Daniels, who said the Lee talks with Seattle originated way back on June 11, isn't worried about the pitcher's long-term future. And who could blame him? Lee will be a free agent after the season and the New York Yankees are already salivating over him for the 2011 season. Lee has been traded four times in the last 12 months, and the Rangers likely won't even broach a new contract until after the season.

Let's face it: The Rangers may have given up prospects just to rent Lee for three months. He signs with New York in December and it makes the move look silly.
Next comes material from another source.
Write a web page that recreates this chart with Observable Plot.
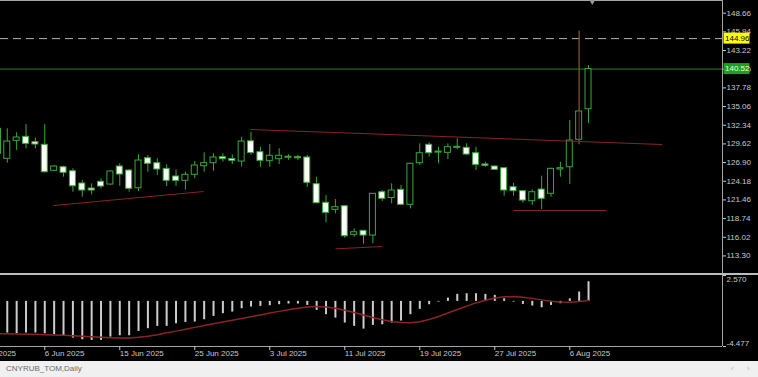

Unless, that is, Lee gets Texas into the playoffs and wins games in October.

Back in spring training out in Arizona, team president (and yours truly) predicted the Rangers would win 92 games and a division championship. The way they're playing isn't a surprise. Their lead in the meekly mediocre West—it was nine games as the calendar flipped to August—is downright shocking.

The Rangers have a Manager of the Year candidate in Ron Washington and a loaded offense led by probable Most Valuable Player Josh Hamilton. They have an elite closer in Feliz and the best pitching staff in the history of the organization. Despite bankruptcy—any number of folks could own the team coming out of this week's auction, including Ryan-Chuck Greenberg, Mavericks owner Mark Cuban or Houston businessman Jim Crane—they made four trades in July, acquiring veteran help in the form of Lee, catcher Bengie Molina, first baseman Jorge Cantu and second baseman Cristian Guzman.

"You can't deny the emergence of the Texas Rangers as a major force in the American League," said ESPN analyst Peter Gammons last weekend. "They've got a lot of good, young pieces to the puzzle and now they have a pitcher in Cliff Lee who can win big games or even a big series all by himself."

Not bad for a guy who, 2.91 ERA notwithstanding, is only 1-2 in a Rangers' uniform so far.